Friday, July 26, 2013

Best Book of the Year So Far: Emily Bruce

Well, I just love Emily. She can hand sell any book to anyone and is probably the smartest person I know in the book business. I know, if she's so smart why isn't she in a different business (ha ha ha....sad). Emily is a children's sales rep for Random House who is credited/blamed for getting me a job at Random House back in 2001. Emily is a rule breaker who refused to follow our simple directions of choosing one book (who in this business can't do that?); rebel until the end, she has chosen four.

Here are four of Emily's favorite books of 2013 so far:

When Gianna asked me to pick my favorite book of 2013 (so far), I thought it would be easy. I was wrong. As I started looking at the list of books I’ve read this year, I kept changing my mind…so I’m writing about a few and maybe she’ll decide I’m cool enough to include more than one:

Eleanor and Park by Rainbow Rowell – I will admit I picked up this book because of the cover. It’s set in 1986 and it’s about two teenagers who wind up falling in love. They’re both outcasts at school and they become friends over comic books and music. Eleanor’s home life is a mess and through her relationship with Park, she winds up finding her own voice. I loved the author’s writing style so much that I immediately picked up her previous book, The Attachments, and can’t wait for her next book, Fangirl.

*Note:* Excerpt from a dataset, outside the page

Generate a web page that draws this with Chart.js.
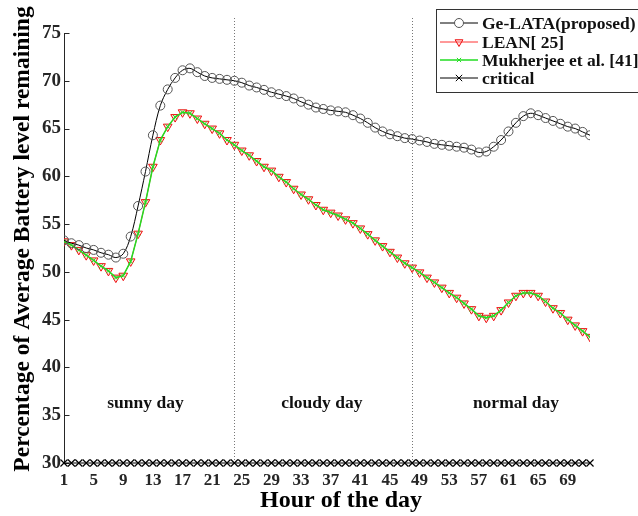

Eleanor and Park is shelved in the young adult/teen sections in bookstores but don’t let that deter you – it’s a great read, especially for anyone who wasn’t part of the cool kid group in high school (and nicely pairs with Stargirl, one of my all-time favorite books).

Bad Monkey by Carl Hiaasen – I read everything Carl Hiaasen writes – adult books, kids books – anything. Gianna might say I like him so much because he is good lookin’ (he is) but I also like him because his books are hilarious. His characters are colorful and his books perfectly capture the nuttiness that is the state of Florida – and bonus: the good guys always win in the end. I could tell you about the plot of this book – a cop with a human arm in his freezer, a wacko voodoo witch, real estate hijinks and of course, an incredibly bad monkey - but really, if you want a wickedly funny read, Bad Monkey is the book for you…and then go check out his kids books (Hoot, Flush, Scat and Chomp) where the kids always outsmart the adults.

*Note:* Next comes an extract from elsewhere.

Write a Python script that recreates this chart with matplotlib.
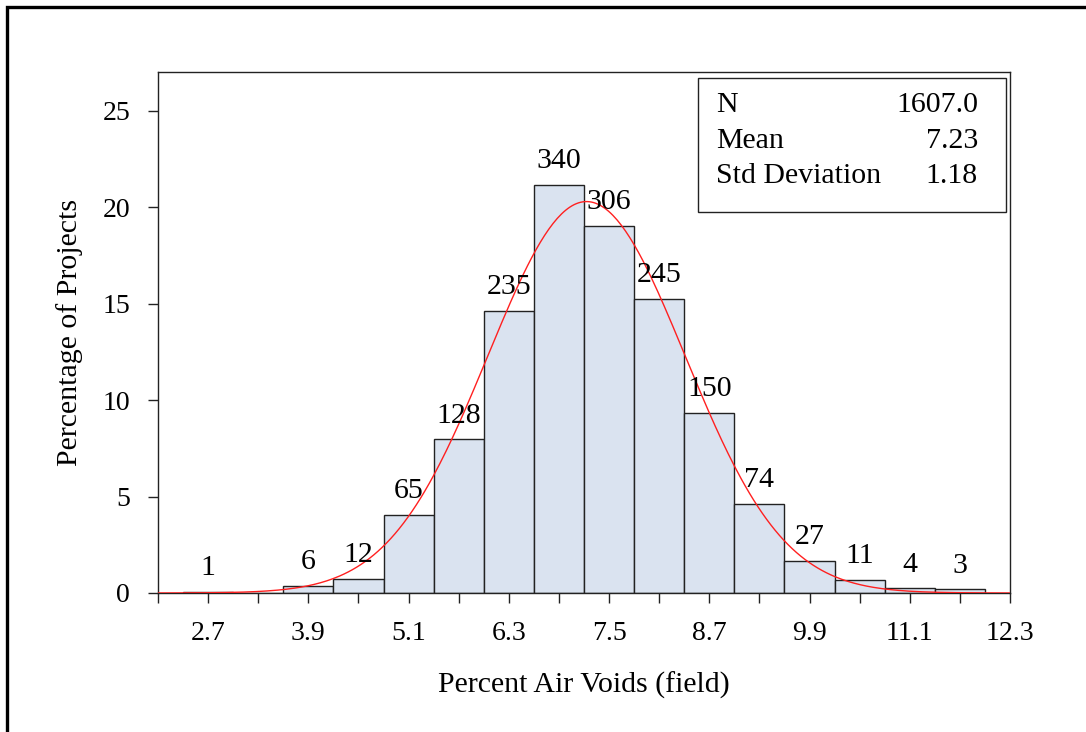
import numpy as np
import matplotlib
matplotlib.use("Agg")
import matplotlib.pyplot as plt
from matplotlib.patches import Rectangle

# field air void histogram, 0.6 wide bins
binEdges = [2.4, 3.0, 3.6, 4.2, 4.8, 5.4, 6.0, 6.6, 7.2, 7.8, 8.4, 9.0,
            9.6, 10.2, 10.8, 11.4, 12.0]
counts = [1, 0, 6, 12, 65, 128, 235, 340, 306, 245, 150, 74, 27, 11, 4, 3]
nTotal = 1607
meanVal = 7.23
stdVal = 1.18
xTicks = [2.7, 3.9, 5.1, 6.3, 7.5, 8.7, 9.9, 11.1, 12.3]
yTicks = [0, 5, 10, 15, 20, 25]

plt.rcParams['font.family'] = ['Liberation Serif', 'DejaVu Serif']

fig = plt.figure(figsize=(10.86, 7.32), dpi=100)
ax = fig.add_axes([158/1086, 1 - 593/732, 852/1086, 521/732])

edges = np.array(binEdges)
widths = np.diff(edges)
pct = np.array(counts) / nTotal * 100
ax.bar(edges[:-1], pct, width=widths, align='edge', color='#dae3f0',
       edgecolor='#222222', linewidth=1.0, zorder=2)

# count labels above each non-empty bar
for left, w, p, c in zip(edges[:-1], widths, pct, counts):
  if c == 0:
    continue
  ax.annotate(str(c), (left + w/2, p), xytext=(0, 12),
              textcoords='offset points', ha='center', va='baseline',
              fontsize=21.5, zorder=4)

# fitted normal curve, scaled to percent per bin
xs = np.linspace(2.1, 12.3, 400)
binW = widths[0]
ys = 100 * binW / (stdVal*np.sqrt(2*np.pi)) * np.exp(-0.5*((xs-meanVal)/stdVal)**2)
ax.plot(xs, ys, color='#ff2020', linewidth=1.0, zorder=3)

ax.set_xlim(2.1, 12.3)
ax.set_ylim(0, 27)
ax.set_xticks(xTicks)
ax.set_xticklabels([f"{t:.1f}" for t in xTicks])
ax.set_xticks(np.arange(2.1, 12.31, 0.6), minor=True)
ax.set_yticks(yTicks)
ax.tick_params(axis='both', which='both', direction='out', length=7,
               width=1, labelsize=20, color='#222222', pad=13)
for sp in ax.spines.values():
  sp.set_linewidth(1.0)
  sp.set_color('#222222')

ax.set_xlabel("Percent Air Voids (field)", fontsize=21.5, labelpad=19)
ax.set_ylabel("Percentage of Projects", fontsize=21.5, labelpad=14)

# summary statistics box
ax.add_patch(Rectangle((0.634, (593-212)/521), 0.361, (212-78)/521,
                       transform=ax.transAxes, facecolor='white',
                       edgecolor='#222222', linewidth=1.0, zorder=5))
statNames = ["N", "Mean", "Std Deviation"]
statVals = [f"{nTotal:.1f}", f"{meanVal:.2f}", f"{stdVal:.2f}"]
rowPix = [105, 141, 176]
for nm, v, yp in zip(statNames, statVals, rowPix):
  yy = (593 - yp) / 521
  ax.text(0.655, yy, nm, transform=ax.transAxes, ha='left', va='center',
          fontsize=21.5, zorder=6)
  ax.text(0.9624, yy, v, transform=ax.transAxes, ha='right', va='center',
          fontsize=21.5, zorder=6)

# outer frame round the figure
fig.add_artist(Rectangle((7/1086, -0.1), 1.2, 1 - 7/732 + 0.1,
                         transform=fig.transFigure, fill=False,
                         edgecolor='black', linewidth=2.4))

fig.savefig("out.png", dpi=100)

Never Go Back by Lee Child – This doesn’t come out until September but there are plenty of Lee Child books available now to hold you over – and here is the good news: you don’t have to read them in any order. Pick one up and I’ll bet you’ll pick up another and another – if you like page turners, you can’t go wrong with Lee Child’s books. They all center on a character named Jack Reacher – a former military police officer who doesn’t have a home and travels around the United States with only a toothbrush, passport and his ATM card. He always seems to find himself in interesting situations – and those situations usually wind up with me staying up until the wee hours of the morning because I can’t put the book down. At a sales conference years ago, someone said “Jack Reacher is the man every man wants to be – and the man every woman wants to be next to” – and I couldn’t agree more…and I can’t wait for the next one.

Wonder – So technically, I didn’t read Wonder this year but I think it’s a book everyone should read (and if you’re making a list, please add Stargirl and All Over But the Shoutin’ to that must-read list). It’s a hard book to describe but I read it almost two years ago and I think about it almost every day – and I’ve been known to tear up when talking about it (awkward). Auggie, the main character, is born with a facial deformity and until now, he’s been home schooled. The book begins as he’s starting 5th grade in a new school – you’ll hold your breath, hoping for the best, watching him navigate friendships and bullies. It’s simply a beautiful story that will make you feel better about the world – and will remind you how a little kindness can go a long way.